Otros afirman que la ausencia de instrucción calificada y de conocimiento de idiomas extranjeros es una barrera infranqueable para muchos, sobre todo ahora que los medios de comunicación permiten saber que la occidental es una sociedad altamente competitiva. Ello parece contradecir las cifras, según las cuales 400 mil soviéticos dejaron el país en el último año. Pero se afirma que ese número corresponde en su gran mayoría a minorías soviéticas con nexos en occidente: judíos, armenios, alemanes étnicos.

La enormidad del territorio soviético es otro factor que podría detener la avalancha humana. Eso haría el transporte virtualmente imposible para muchos emigrantes, que tendrían que disputarse los escasos cupos terrestres y aéreos disponibles.

Pero en lo que coincide la mayoría de los expertos es que la ayuda económica sería la mejor talanquera para esa avalancha humana.
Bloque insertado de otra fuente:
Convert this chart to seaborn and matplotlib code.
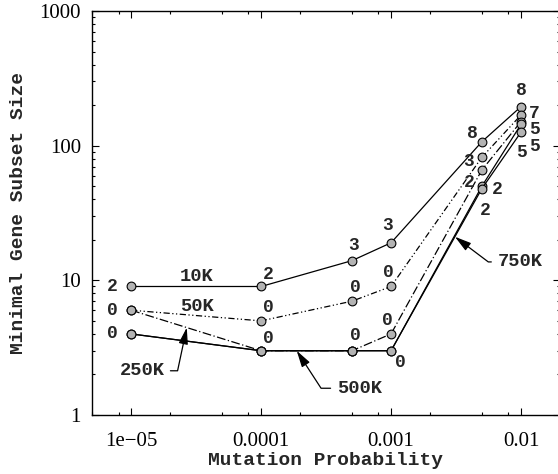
import numpy as np
import pandas as pd
import matplotlib
matplotlib.use("Agg")
import matplotlib.pyplot as plt
import matplotlib.ticker as mticker
import seaborn as sns

# mutation probabilities on the x axis
mutation_prob = [1e-5, 1e-4, 5e-4, 1e-3, 5e-3, 1e-2]

# minimal gene subset size for each population size
series_names = ["10K", "50K", "250K", "500K", "750K"]
size_10k = [9, 9, 14, 19, 107, 195]
size_50k = [6, 5, 7, 9, 82, 169]
size_250k = [6, 3, 3, 4, 66, 151]
size_500k = [4, 3, 3, 3, 50, 144]
size_750k = [4, 3, 3, 3, 48, 126]

# small numbers written next to each point
count_10k = [2, 2, 3, 3, 8, 8]
count_50k = [0, 0, 0, 0, 3, 7]
count_250k = [0, 0, 0, 0, 2, 5]
count_500k = [0, 0, 0, 0, 2, 5]
count_750k = [0, 0, 0, 0, 2, 5]

sizes = [size_10k, size_50k, size_250k, size_500k, size_750k]
counts = [count_10k, count_50k, count_250k, count_500k, count_750k]

# line styles per series
styles = ["-", (0, (5, 2, 1, 2, 1, 2)), (0, (7, 2, 1, 2)), "-", "-"]

# where each count label sits relative to its marker (pixels, y up)
label_offsets = [
    [(-19, 0), (7, 12), (2, 15), (-3, 17), (-10, 8), (0, 16)],
    [(-19, 0), (7, 13), (3, 14), (-3, 14), (-13, -4), (13, 1)],
    [(-19, 0), (7, 12), (3, 15), (-4, 13), (-13, -13), (13, -8)],
    [(-19, 0), (7, 12), (3, 15), (9, -12), (15, -3), (13, -22)],
    [(-19, 0), (7, 12), (3, 15), (9, -12), (3, -22), (0, -20)],
]

rows = []
for name, vals in zip(series_names, sizes):
    for x, v in zip(mutation_prob, vals):
        rows.append({"series": name, "prob": x, "size": v})
df = pd.DataFrame(rows)

sns.set_style("ticks")
plt.rcParams["font.family"] = ["Liberation Serif", "DejaVu Serif"]

fig = plt.figure(figsize=(5.58, 4.74), dpi=100)
ax = fig.add_axes([92 / 558, 59 / 474, 467.5 / 558, 404 / 474])

mono = {"family": "Liberation Mono", "weight": "bold"}

for name, ls in zip(series_names, styles):
    sub = df[df["series"] == name]
    sns.lineplot(data=sub, x="prob", y="size", ax=ax, color="black",
                 linestyle=ls, linewidth=0.9, marker="o", markersize=6.3,
                 markerfacecolor="#b3b3b3", markeredgecolor="black",
                 markeredgewidth=0.8, estimator=None, sort=False, legend=False)

# points shared by several series get their number only once
done = set()
for vals, cnts, offs in zip(sizes, counts, label_offsets):
    for x, v, c, off in zip(mutation_prob, vals, cnts, offs):
        if (x, v) in done:
            continue
        done.add((x, v))
        ax.annotate(str(c), (x, v), xytext=off, textcoords="offset pixels",
                    ha="center", va="center", fontsize=13, **mono)

ax.set_xscale("log")
ax.set_yscale("log")
ax.set_xlim(5.0e-6, 10 ** (-2 + 38.5 / 130))
ax.set_ylim(1, 1000)

# series names, some with arrows onto their lines
def on_line(vals, x):
    return 10 ** np.interp(np.log10(x), np.log10(mutation_prob), np.log10(vals))

ax.text(3.2e-5, 10.6, "10K", ha="center", va="center", fontsize=13.5, **mono)
ax.text(3.2e-5, 6.37, "50K", ha="center", va="center", fontsize=13.5, **mono)

arrow = dict(arrowstyle="-|>,head_length=1.0,head_width=0.28", color="black",
             lw=0.9, mutation_scale=10, shrinkA=2, shrinkB=0)
ax.annotate("250K", (2.68e-5, on_line(size_250k, 2.68e-5)), xytext=(1.21e-5, 2.13),
            ha="center", va="center", fontsize=13.5, **mono,
            arrowprops=dict(arrow, connectionstyle="angle,angleA=0,angleB=78,rad=0"))
ax.annotate("500K", (1.88e-4, on_line(size_500k, 1.88e-4)), xytext=(5.68e-4, 1.58),
            ha="center", va="center", fontsize=13.5, **mono,
            arrowprops=dict(arrow, connectionstyle="angle,angleA=0,angleB=123,rad=0"))
ax.annotate("750K", (3.1e-3, on_line(size_750k, 3.1e-3)), xytext=(9.8e-3, 13.7),
            ha="center", va="center", fontsize=13.5, **mono,
            arrowprops=dict(arrow, connectionstyle="angle,angleA=0,angleB=143,rad=0"))

ax.xaxis.set_major_locator(mticker.LogLocator(base=10, numticks=10))
ax.xaxis.set_minor_locator(mticker.LogLocator(base=10, subs=[2, 5, 8], numticks=10))
ax.xaxis.set_minor_formatter(mticker.NullFormatter())
ax.yaxis.set_minor_locator(mticker.LogLocator(base=10, subs=np.arange(2, 10), numticks=10))
ax.yaxis.set_minor_formatter(mticker.NullFormatter())
ax.xaxis.set_major_formatter(mticker.FuncFormatter(
    lambda v, p: {1e-5: "1e\u221205", 1e-4: "0.0001", 1e-3: "0.001", 1e-2: "0.01"}.get(round(v, 8), "")))
ax.yaxis.set_major_formatter(mticker.FuncFormatter(lambda v, p: "%g" % v))

ax.tick_params(which="both", direction="in", top=True, right=True, width=0.8,
               labelsize=15, colors="black")
ax.tick_params(which="major", length=5)
ax.tick_params(which="minor", length=2.5)
ax.tick_params(axis="x", pad=12)
ax.tick_params(axis="y", pad=8)
for s in ax.spines.values():
    s.set_linewidth(1.0)
    s.set_color("black")

ax.set_xlabel("Mutation Probability", fontsize=14, labelpad=1, **mono)
ax.set_ylabel("Minimal Gene Subset Size", fontsize=14, labelpad=9, **mono)

fig.savefig("out.png", dpi=100)
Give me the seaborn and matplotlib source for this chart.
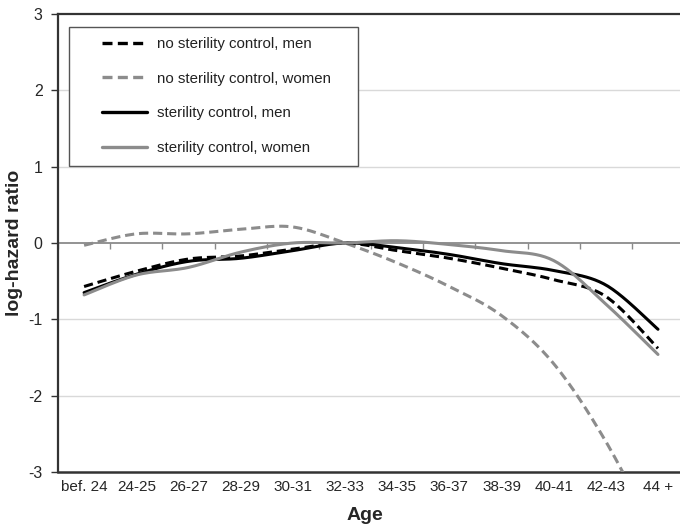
import numpy as np
import pandas as pd
import matplotlib
matplotlib.use("Agg")
import matplotlib.pyplot as plt
from matplotlib.patches import Rectangle
import seaborn as sns

# Age groups and log-hazard ratios (reference group 32-33)
age_groups = ["bef. 24", "24-25", "26-27", "28-29", "30-31", "32-33",
              "34-35", "36-37", "38-39", "40-41", "42-43", "44 +"]
no_ctrl_men = [-0.57, -0.37, -0.21, -0.17, -0.08, 0.0, -0.10, -0.20, -0.33, -0.48, -0.70, -1.38]
no_ctrl_women = [-0.03, 0.12, 0.12, 0.18, 0.21, 0.0, -0.26, -0.57, -0.95, -1.58, -2.60, -3.90]
ctrl_men = [-0.65, -0.41, -0.24, -0.20, -0.10, 0.0, -0.06, -0.15, -0.27, -0.36, -0.55, -1.13]
ctrl_women = [-0.68, -0.42, -0.32, -0.12, 0.0, 0.0, 0.03, -0.02, -0.10, -0.23, -0.80, -1.46]

series_names = ["no sterility control, men", "no sterility control, women",
                "sterility control, men", "sterility control, women"]
series_values = [no_ctrl_men, no_ctrl_women, ctrl_men, ctrl_women]


def smooth(xs, ys, n=24):
    """Smoothed line through the points (cubic Bezier, Catmull-Rom tangents)."""
    xs = np.asarray(xs, float)
    ys = np.asarray(ys, float)
    px = np.concatenate([[xs[0]], xs, [xs[-1]]])
    py = np.concatenate([[ys[0]], ys, [ys[-1]]])
    out_x, out_y = [], []
    t = np.linspace(0, 1, n, endpoint=False)
    for i in range(1, len(px) - 2):
        x0, x1, x2, x3 = px[i - 1], px[i], px[i + 1], px[i + 2]
        y0, y1, y2, y3 = py[i - 1], py[i], py[i + 1], py[i + 2]
        c1x, c1y = x1 + (x2 - x0) / 6, y1 + (y2 - y0) / 6
        c2x, c2y = x2 - (x3 - x1) / 6, y2 - (y3 - y1) / 6
        b0, b1, b2, b3 = (1 - t) ** 3, 3 * (1 - t) ** 2 * t, 3 * (1 - t) * t ** 2, t ** 3
        out_x.extend(b0 * x1 + b1 * c1x + b2 * c2x + b3 * x2)
        out_y.extend(b0 * y1 + b1 * c1y + b2 * c2y + b3 * y2)
    out_x.append(xs[-1])
    out_y.append(ys[-1])
    return np.array(out_x), np.array(out_y)


frames = []
positions = np.arange(len(age_groups))
for name, vals in zip(series_names, series_values):
    sx, sy = smooth(positions, vals)
    frames.append(pd.DataFrame({"pos": sx, "value": sy, "series": name}))
df = pd.concat(frames, ignore_index=True)

sns.set_theme(style="white")
plt.rcParams["font.family"] = ["Liberation Sans", "DejaVu Sans"]

fig = plt.figure(figsize=(6.8, 5.3), dpi=100)
ax = fig.add_axes([0.0853, 0.1094, 0.9207, 0.8642])

palette = {series_names[0]: "#000000", series_names[1]: "#8c8c8c",
           series_names[2]: "#000000", series_names[3]: "#8c8c8c"}
dashes = {series_names[0]: (3.0, 1.6), series_names[1]: (3.0, 1.6),
          series_names[2]: "", series_names[3]: ""}

sns.lineplot(data=df, x="pos", y="value", hue="series", style="series",
             hue_order=series_names, style_order=series_names,
             palette=palette, dashes=dashes, sort=False, estimator=None,
             units="series", linewidth=2.2, ax=ax, legend=True, zorder=3)

ax.set_xlim(-0.5, len(age_groups) - 0.5)
ax.set_ylim(-3, 3)
ax.set_yticks(range(-3, 4))
ax.set_yticklabels([str(v) for v in range(-3, 4)], fontsize=11.5)
for g in (-2, -1, 1, 2):
    ax.axhline(g, color="#d9d9d9", linewidth=1.0, zorder=1)

# Category axis crosses at zero, tick marks between categories
ax.spines["bottom"].set_position(("data", 0))
ax.spines["bottom"].set_color("#8a8a8a")
ax.spines["bottom"].set_linewidth(1.3)
ax.spines["bottom"].set_zorder(2)
ax.set_xticks(np.arange(len(age_groups) + 1) - 0.5)
ax.set_xticklabels([])
ax.tick_params(axis="x", direction="out", length=4, width=1, color="#8a8a8a", bottom=True)

# Outer frame and category labels along the bottom
for side in ("left", "top"):
    ax.spines[side].set_color("#333333")
    ax.spines[side].set_linewidth(1.6)
ax.spines["right"].set_visible(False)
ax.tick_params(axis="y", direction="out", length=5, width=1, color="#333333", left=True, pad=6)

sec = ax.secondary_xaxis(0.0)
sec.set_xticks(positions)
sec.set_xticklabels(age_groups, fontsize=11)
sec.tick_params(axis="x", length=0, pad=6)
sec.spines["bottom"].set_color("#333333")
sec.spines["bottom"].set_linewidth(1.8)

ax.set_xlabel("")
ax.set_ylabel("log-hazard ratio", fontsize=14, fontweight="bold", labelpad=4)
fig.text(0.537, 0.028, "Age", fontsize=14, fontweight="bold", ha="center", va="center")

# Legend entries, with a plain box drawn around them
leg = ax.legend(loc="upper left", bbox_to_anchor=(0.150, 1.0 - 37 / 530), bbox_transform=fig.transFigure,
                frameon=False, fontsize=10.8, handlelength=3.0, handletextpad=0.65,
                labelspacing=1.38, borderpad=0.0, borderaxespad=0.0)
for h in leg.get_lines():
    h.set_linewidth(2.4)
for txt in leg.get_texts():
    txt.set_color("#222222")
ax.add_patch(Rectangle((69 / 680, 1 - 166 / 530), 289 / 680, 139 / 530,
                       transform=fig.transFigure, fill=True, facecolor="white",
                       edgecolor="#555555", linewidth=1.0, zorder=4, clip_on=False))
leg.set_zorder(5)

fig.savefig("out.png", dpi=100)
Esa es una de las razones, por ejemplo, para que Alemania haya comprometido 23 mil millones de marcos, unos 25 mil millones de dólares (en los que no está incluido el envío de alimentos, producto de campañas privadas), para programas de asistencia económica a la URSS. Eso no resulta extraño si se tiene en cuenta que, de presentarse el éxodo, ese país sería el receptor de la mayor parte de solicitudes de asilo.
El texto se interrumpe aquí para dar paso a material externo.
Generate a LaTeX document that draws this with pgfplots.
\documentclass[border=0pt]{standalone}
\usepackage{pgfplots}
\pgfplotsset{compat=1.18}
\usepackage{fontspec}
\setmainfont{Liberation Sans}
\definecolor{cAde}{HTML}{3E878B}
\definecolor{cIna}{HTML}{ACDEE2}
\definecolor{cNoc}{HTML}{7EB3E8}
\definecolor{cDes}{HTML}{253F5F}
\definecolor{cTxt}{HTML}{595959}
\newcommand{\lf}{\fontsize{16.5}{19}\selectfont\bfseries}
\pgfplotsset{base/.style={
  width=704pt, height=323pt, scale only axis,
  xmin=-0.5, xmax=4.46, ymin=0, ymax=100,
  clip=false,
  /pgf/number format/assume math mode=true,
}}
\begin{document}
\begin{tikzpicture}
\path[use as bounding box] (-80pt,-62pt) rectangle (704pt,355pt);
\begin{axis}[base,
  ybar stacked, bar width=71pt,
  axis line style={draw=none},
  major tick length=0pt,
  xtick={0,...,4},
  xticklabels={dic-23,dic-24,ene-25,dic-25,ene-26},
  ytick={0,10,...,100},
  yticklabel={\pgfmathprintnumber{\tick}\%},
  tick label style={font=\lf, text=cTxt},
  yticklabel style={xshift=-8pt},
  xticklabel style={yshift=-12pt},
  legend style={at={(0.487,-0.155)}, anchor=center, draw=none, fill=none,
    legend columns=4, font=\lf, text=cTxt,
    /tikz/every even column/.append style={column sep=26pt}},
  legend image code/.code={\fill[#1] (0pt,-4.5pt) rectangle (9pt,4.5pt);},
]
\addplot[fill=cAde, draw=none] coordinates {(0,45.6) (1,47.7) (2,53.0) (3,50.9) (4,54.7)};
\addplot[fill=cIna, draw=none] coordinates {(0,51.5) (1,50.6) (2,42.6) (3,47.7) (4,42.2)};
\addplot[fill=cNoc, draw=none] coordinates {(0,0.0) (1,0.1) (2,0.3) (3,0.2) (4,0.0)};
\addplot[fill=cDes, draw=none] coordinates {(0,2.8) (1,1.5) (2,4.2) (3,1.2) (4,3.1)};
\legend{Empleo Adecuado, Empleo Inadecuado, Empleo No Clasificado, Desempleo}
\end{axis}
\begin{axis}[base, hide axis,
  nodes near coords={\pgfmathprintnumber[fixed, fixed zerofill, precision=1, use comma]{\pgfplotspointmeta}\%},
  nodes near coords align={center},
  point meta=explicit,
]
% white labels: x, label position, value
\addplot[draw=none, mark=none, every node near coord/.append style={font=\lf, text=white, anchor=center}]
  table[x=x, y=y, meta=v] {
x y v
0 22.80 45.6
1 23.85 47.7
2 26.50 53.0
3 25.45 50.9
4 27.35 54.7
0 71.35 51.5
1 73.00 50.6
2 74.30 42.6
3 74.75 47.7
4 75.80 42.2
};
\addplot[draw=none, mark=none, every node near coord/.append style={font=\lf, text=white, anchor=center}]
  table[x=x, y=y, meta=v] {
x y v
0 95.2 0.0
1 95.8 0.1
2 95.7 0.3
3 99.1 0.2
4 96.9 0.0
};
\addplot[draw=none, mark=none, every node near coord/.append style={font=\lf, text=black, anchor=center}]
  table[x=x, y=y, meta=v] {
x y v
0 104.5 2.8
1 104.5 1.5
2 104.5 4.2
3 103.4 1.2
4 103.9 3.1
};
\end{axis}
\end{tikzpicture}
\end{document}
Si el proceso migratorio se produjerá, y en caso afirmativo, cuáles serían sus características, es algo que ningún analista se atreve a predecir. Por lo pronto, los observadores del mundo entero esperan el resultado de las últimas medidas de Gorbachov, que se consideran un viraje autoritario destinado a salvar la autoridad central y evitar que la Unión se disuelva. Tras superar una moción de censura, Gorbachov intenta obtener del Congreso de los diputados del pueblo que los gobiernos de las repúblicas dependan directamente del Kremlin, y ha reorganizado tanto el KGB como el papel de las Fuerzas Armadas en la defensa del poder central y en el control de los abastecimientos.
Pero el nuevo Tratado de Unión ha sido ya rechazado por las repúblicas independentistas, en especial las bálticas.
Por eso, a estas alturas la previsión más aceptada es una que ha hecho carrera entre los corresponsales extranjeros en Moscú: "En la URSS puede pasar cualquier cosa".